WHAT YOU SHOULD DO: Can you copy out the data exactly? Leave the images out.

DATASET SECTION:
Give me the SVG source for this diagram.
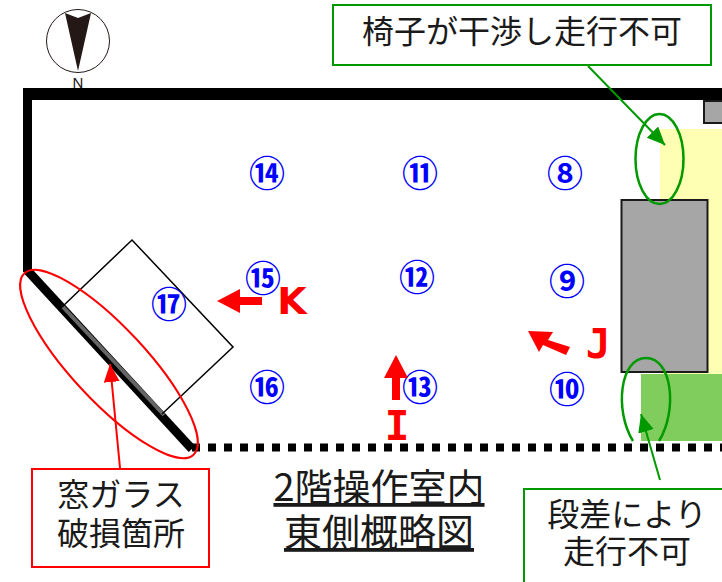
<svg xmlns="http://www.w3.org/2000/svg" width="722" height="582" viewBox="0 0 722 582">
<style>
text{font-family:"Noto Sans CJK JP","Noto Sans",sans-serif;text-anchor:middle}
.n{font-size:36px;font-weight:700;fill:#0000ff}
.t{font-size:32px;fill:#1a1a1a}
.v{font-size:38px;font-weight:700;fill:#ff0000;font-family:"DejaVu Sans",sans-serif}
.m{font-size:41px;font-family:"DejaVu Sans Mono",monospace}
.g{fill:#fff;stroke:#009900;stroke-width:2}
.r{fill:#fff;stroke:#ff0000;stroke-width:2}
.ge{fill:none;stroke:#009900;stroke-width:2.5}
</style>
<defs>
<marker id="ag" markerUnits="userSpaceOnUse" markerWidth="20" markerHeight="20" refX="18" refY="8" orient="auto"><path d="M0 0L18 8L0 16Z" fill="#009900"/></marker>
<marker id="ar" markerUnits="userSpaceOnUse" markerWidth="20" markerHeight="20" refX="18" refY="8" orient="auto"><path d="M0 0L18 8L0 16Z" fill="#ff0000"/></marker>
</defs>
<g id="floor">
<rect x="660" y="129" width="62" height="245" fill="#ffffb3"/>
<rect x="641" y="374" width="81" height="67" fill="#80cc5c"/>
<rect x="621.500" y="200" width="86" height="172" fill="#a6a6a6" stroke="#1a1a1a" stroke-width="2"/>
<rect x="704" y="101" width="20" height="22" fill="#a6a6a6" stroke="#1a1a1a" stroke-width="2"/>
</g>
<g id="walls" fill="none" stroke="#000">
<path d="M27.500 272V88" stroke-width="9"/>
<path d="M23 94H722" stroke-width="12"/>
<path d="M27 270L192 449" stroke-width="9"/>
<path d="M192 447.500H722" stroke-width="8" stroke-dasharray="8 8"/>
<path d="M63 307L164 415" stroke="#666" stroke-width="4"/>
</g>
<g id="n17">
<path d="M62 307L132 240L233 347L162 414" fill="none" stroke="#000" stroke-width="1.500"/>
<text class="n" x="169" y="318">⑰</text>
</g>
<g id="north">
<circle cx="78" cy="41" r="31.500" fill="#fff" stroke="#231815" stroke-width="1"/>
<path d="M65 13L78 18L91 13L78 71Z" fill="#231815"/>
<text x="78" y="88" style="font-size:15px;font-family:'Liberation Sans',sans-serif;fill:#231815">N</text>
</g>
<g id="n14"><text class="n" x="267" y="187">⑭</text></g>
<g id="n11"><text class="n" x="420" y="187">⑪</text></g>
<g id="n8"><text class="n" x="565" y="187">⑧</text></g>
<g id="n15"><text class="n" x="263" y="292">⑮</text></g>
<g id="n12"><text class="n" x="417" y="291">⑫</text></g>
<g id="n9"><text class="n" x="567" y="295">⑨</text></g>
<g id="n16"><text class="n" x="267" y="401">⑯</text></g>
<g id="n13"><text class="n" x="420" y="401">⑬</text></g>
<g id="n10"><text class="n" x="567" y="403">⑩</text></g>
<g id="viewK"><path d="M217 301L240 289V297H262V305H240V313Z" fill="#ff0000"/><text class="v" x="292" y="314">K</text></g>
<g id="viewJ"><path d="M528 331L553 332L548 340L570 347L566 355L543 345L539 352Z" fill="#ff0000"/><text class="v m" x="598" y="358">J</text></g>
<g id="viewI"><path d="M396 355L408 378H400V400H392V378H384Z" fill="#ff0000"/><text class="v m" x="397" y="440">I</text></g>
<g id="callouts">
<ellipse cx="109" cy="364" rx="124" ry="37" transform="rotate(47 109 364)" fill="none" stroke="#ff0000" stroke-width="2"/>
<ellipse class="ge" cx="659.500" cy="159" rx="24" ry="45"/>
<path class="ge" d="M633 441C614 410 620 358 646 358C672 358 678 410 659 441"/>
<path d="M120 468L110 364" stroke="#ff0000" stroke-width="2" marker-end="url(#ar)"/>
<path d="M588 66L665 145" stroke="#009900" stroke-width="2" marker-end="url(#ag)"/>
<path d="M660 480L641 414" stroke="#009900" stroke-width="2" marker-end="url(#ag)"/>
</g>
<g id="note-top"><rect class="g" x="333" y="5" width="378" height="60"/><text class="t" x="522" y="43">椅子が干渉し走行不可</text></g>
<g id="note-window"><rect class="r" x="32" y="469" width="177" height="98"/><text class="t" x="121" y="506">窓ガラス</text><text class="t" x="121" y="545">破損箇所</text></g>
<g id="note-step"><rect class="g" x="524" y="489" width="210" height="110"/><text class="t" x="627" y="526">段差により</text><text class="t" x="627" y="563">走行不可</text></g>
<g id="title"><text x="379" y="501" style="font-size:38px;fill:#1a1a1a;text-decoration:underline">2階操作室内</text><text x="379" y="546" style="font-size:38px;fill:#1a1a1a;text-decoration:underline">東側概略図</text></g>
</svg>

ANSWER TO THIS TASK:
Give me the SVG source for this diagram.
<svg xmlns="http://www.w3.org/2000/svg" width="722" height="582" viewBox="0 0 722 582">
<style>
text{font-family:"Noto Sans CJK JP","Noto Sans",sans-serif;text-anchor:middle}
.n{font-size:36px;font-weight:700;fill:#0000ff}
.t{font-size:32px;fill:#1a1a1a}
.v{font-size:38px;font-weight:700;fill:#ff0000;font-family:"DejaVu Sans",sans-serif}
.m{font-size:41px;font-family:"DejaVu Sans Mono",monospace}
.g{fill:#fff;stroke:#009900;stroke-width:2}
.r{fill:#fff;stroke:#ff0000;stroke-width:2}
.ge{fill:none;stroke:#009900;stroke-width:2.5}
</style>
<defs>
<marker id="ag" markerUnits="userSpaceOnUse" markerWidth="20" markerHeight="20" refX="18" refY="8" orient="auto"><path d="M0 0L18 8L0 16Z" fill="#009900"/></marker>
<marker id="ar" markerUnits="userSpaceOnUse" markerWidth="20" markerHeight="20" refX="18" refY="8" orient="auto"><path d="M0 0L18 8L0 16Z" fill="#ff0000"/></marker>
</defs>
<g id="floor">
<rect x="660" y="129" width="62" height="245" fill="#ffffb3"/>
<rect x="641" y="374" width="81" height="67" fill="#80cc5c"/>
<rect x="621.500" y="200" width="86" height="172" fill="#a6a6a6" stroke="#1a1a1a" stroke-width="2"/>
<rect x="704" y="101" width="20" height="22" fill="#a6a6a6" stroke="#1a1a1a" stroke-width="2"/>
</g>
<g id="walls" fill="none" stroke="#000">
<path d="M27.500 272V88" stroke-width="9"/>
<path d="M23 94H722" stroke-width="12"/>
<path d="M27 270L192 449" stroke-width="9"/>
<path d="M192 447.500H722" stroke-width="8" stroke-dasharray="8 8"/>
<path d="M63 307L164 415" stroke="#666" stroke-width="4"/>
</g>
<g id="n17">
<path d="M62 307L132 240L233 347L162 414" fill="none" stroke="#000" stroke-width="1.500"/>
<text class="n" x="169" y="318">⑰</text>
</g>
<g id="north">
<circle cx="78" cy="41" r="31.500" fill="#fff" stroke="#231815" stroke-width="1"/>
<path d="M65 13L78 18L91 13L78 71Z" fill="#231815"/>
<text x="78" y="88" style="font-size:15px;font-family:'Liberation Sans',sans-serif;fill:#231815">N</text>
</g>
<g id="n14"><text class="n" x="267" y="187">⑭</text></g>
<g id="n11"><text class="n" x="420" y="187">⑪</text></g>
<g id="n8"><text class="n" x="565" y="187">⑧</text></g>
<g id="n15"><text class="n" x="263" y="292">⑮</text></g>
<g id="n12"><text class="n" x="417" y="291">⑫</text></g>
<g id="n9"><text class="n" x="567" y="295">⑨</text></g>
<g id="n16"><text class="n" x="267" y="401">⑯</text></g>
<g id="n13"><text class="n" x="420" y="401">⑬</text></g>
<g id="n10"><text class="n" x="567" y="403">⑩</text></g>
<g id="viewK"><path d="M217 301L240 289V297H262V305H240V313Z" fill="#ff0000"/><text class="v" x="292" y="314">K</text></g>
<g id="viewJ"><path d="M528 331L553 332L548 340L570 347L566 355L543 345L539 352Z" fill="#ff0000"/><text class="v m" x="598" y="358">J</text></g>
<g id="viewI"><path d="M396 355L408 378H400V400H392V378H384Z" fill="#ff0000"/><text class="v m" x="397" y="440">I</text></g>
<g id="callouts">
<ellipse cx="109" cy="364" rx="124" ry="37" transform="rotate(47 109 364)" fill="none" stroke="#ff0000" stroke-width="2"/>
<ellipse class="ge" cx="659.500" cy="159" rx="24" ry="45"/>
<path class="ge" d="M633 441C614 410 620 358 646 358C672 358 678 410 659 441"/>
<path d="M120 468L110 364" stroke="#ff0000" stroke-width="2" marker-end="url(#ar)"/>
<path d="M588 66L665 145" stroke="#009900" stroke-width="2" marker-end="url(#ag)"/>
<path d="M660 480L641 414" stroke="#009900" stroke-width="2" marker-end="url(#ag)"/>
</g>
<g id="note-top"><rect class="g" x="333" y="5" width="378" height="60"/><text class="t" x="522" y="43">椅子が干渉し走行不可</text></g>
<g id="note-window"><rect class="r" x="32" y="469" width="177" height="98"/><text class="t" x="121" y="506">窓ガラス</text><text class="t" x="121" y="545">破損箇所</text></g>
<g id="note-step"><rect class="g" x="524" y="489" width="210" height="110"/><text class="t" x="627" y="526">段差により</text><text class="t" x="627" y="563">走行不可</text></g>
<g id="title"><text x="379" y="501" style="font-size:38px;fill:#1a1a1a;text-decoration:underline">2階操作室内</text><text x="379" y="546" style="font-size:38px;fill:#1a1a1a;text-decoration:underline">東側概略図</text></g>
</svg>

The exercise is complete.